Elegant, cultivated, witty, discreet, and able, a consummate insider blessed with immense stamina, Bruce embodied both the virtues and limitations of the U.S. diplomatic establishment that dominated the making of his country's mid-twentieth-century foreign policy. His years in London coincided with the Vietnam-generated loss of confidence in that elite's foreign policy tradition and to a broader loss of civility and restraint he found deplorable.

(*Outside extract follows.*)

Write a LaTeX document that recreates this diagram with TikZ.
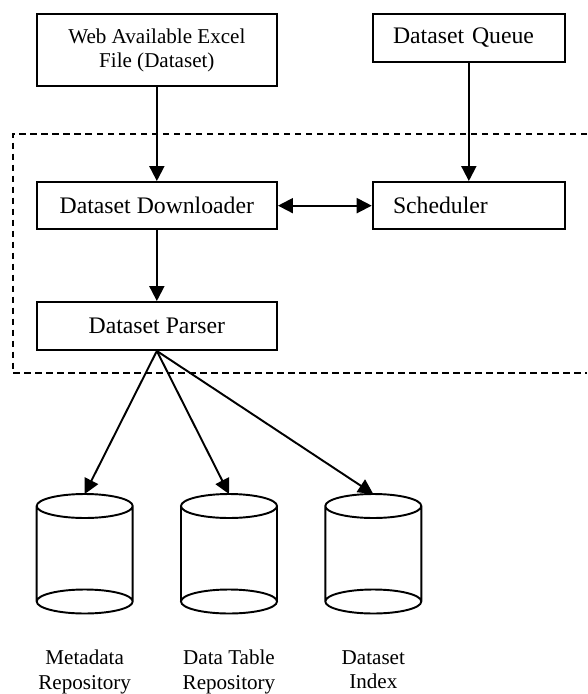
\documentclass[tikz,border=0pt]{standalone}
\usepackage{fontspec}
\setmainfont{Liberation Serif}
\usetikzlibrary{arrows.meta}

\tikzset{
  blk/.style={draw, line width=1.1pt, minimum width=4.806cm, inner sep=0pt, align=center,
    font=\fontsize{13.5}{16}\selectfont},
  blkl/.style={draw, line width=1.1pt, text width=3.034cm, inner xsep=0.406cm, inner ysep=0pt,
    align=left, font=\fontsize{13.5}{16}\selectfont},
  lbl/.style={inner sep=0pt, anchor=north, align=center, font=\fontsize{12}{13.7}\selectfont},
  flow/.style={line width=1.1pt, -{Triangle[length=0.3cm,width=0.3cm]}},
}

\begin{document}
\begin{tikzpicture}
      \useasboundingbox (0,0) rectangle (11.74,-13.88);
      % boxes
      \node[blk, minimum height=1.44cm, font=\fontsize{12}{13.7}\selectfont] (web) at (3.137,-1.0) {Web Available Excel\\File (Dataset)};
      \node[blkl, minimum height=0.96cm] (queue) at (9.377,-0.76) {Dataset Queue};
      \node[blk, minimum height=0.946cm] (down) at (3.137,-4.113) {Dataset Downloader};
      \node[blkl, minimum height=0.946cm] (sched) at (9.377,-4.113) {Scheduler};
      \node[blk, minimum height=0.96cm] (parser) at (3.137,-6.52) {Dataset Parser};
      % dashed frame, open on the right
      \draw[line width=1.1pt, dash pattern=on 0.13cm off 0.09cm] (11.74,-2.68)--(0.254,-2.68)--(0.254,-7.466)--(11.74,-7.466);
      % repositories
      \draw[line width=1.1pt] (0.734,-10.12)--(0.734,-12.03) (2.654,-10.12)--(2.654,-12.03)
        (1.694,-10.12)circle[x radius=0.96,y radius=0.24] (1.694,-12.03)circle[x radius=0.96,y radius=0.24];
      \draw[line width=1.1pt] (3.62,-10.12)--(3.62,-12.03) (5.54,-10.12)--(5.54,-12.03)
        (4.58,-10.12)circle[x radius=0.96,y radius=0.24] (4.58,-12.03)circle[x radius=0.96,y radius=0.24];
      \draw[line width=1.1pt] (6.506,-10.12)--(6.506,-12.03) (8.426,-10.12)--(8.426,-12.03)
        (7.466,-10.12)circle[x radius=0.96,y radius=0.24] (7.466,-12.03)circle[x radius=0.96,y radius=0.24];
      \coordinate (meta) at (1.694,-9.88);
      \coordinate (table) at (4.58,-9.88);
      \coordinate (index) at (7.466,-9.88);
      \node[lbl] (metalbl) at (1.694,-13.0) {Metadata\\Repository};
      \node[lbl] (tablelbl) at (4.58,-13.0) {Data Table\\Repository};
      \node[lbl] (indexlbl) at (7.466,-13.0) {Dataset\\Index};
      % arrows
      \draw[flow] (web)--(down);
      \draw[flow] (queue)--(sched);
      \draw[flow, {Triangle[length=0.3cm,width=0.3cm]}-{Triangle[length=0.3cm,width=0.3cm]}] (down)--(sched);
      \draw[flow] (down)--(parser);
      \draw[flow] (parser.south)--(meta);
      \draw[flow] (parser.south)--(table);
      \draw[flow] (parser.south)--(index);
\end{tikzpicture}
\end{document}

Bruce's personal papers are held by the Virginia Historical Society, Richmond, Virginia. The originals of his diaries, together with numerous official cables and other correspondence, are in National Archives II, College Park, Maryland; many of his official communications are also published in the series Foreign Relations of the United States. Archival materials on his years in London are in the British Foreign Office Files on the United States in the Public Records Office, Kew, United Kingdom. The only full biography is Nelson D. Lankford, The Last American Aristocrat: The Biography of Ambassador David K. E. Bruce (1996). Philip M. Kaiser, Journeying Far and Wide: A Political and Diplomatic Memoir (1992), portrays Bruce as ambassador in London. Bruce's assignments London and at the Paris peace negotiations are covered in the articles on him in Nelson Lichtenstein, ed., Political Profiles: The Kennedy Years (1976), and Political Profiles: The Johnson Years (1976); and Eleanora Schoenebaum, ed., Political Profiles: The Nixon/Ford Years (1979). A tribute to Bruce is in the Century Association Yearbook 1978. Obituaries are in the New York Times and Washington Post (both 6 Dec. 1977). Bruce recorded oral history interviews for the John F. Kennedy Presidential Library, Boston, Massachusetts, and the Lyndon B. Johnson Presidential Library, Austin, Texas.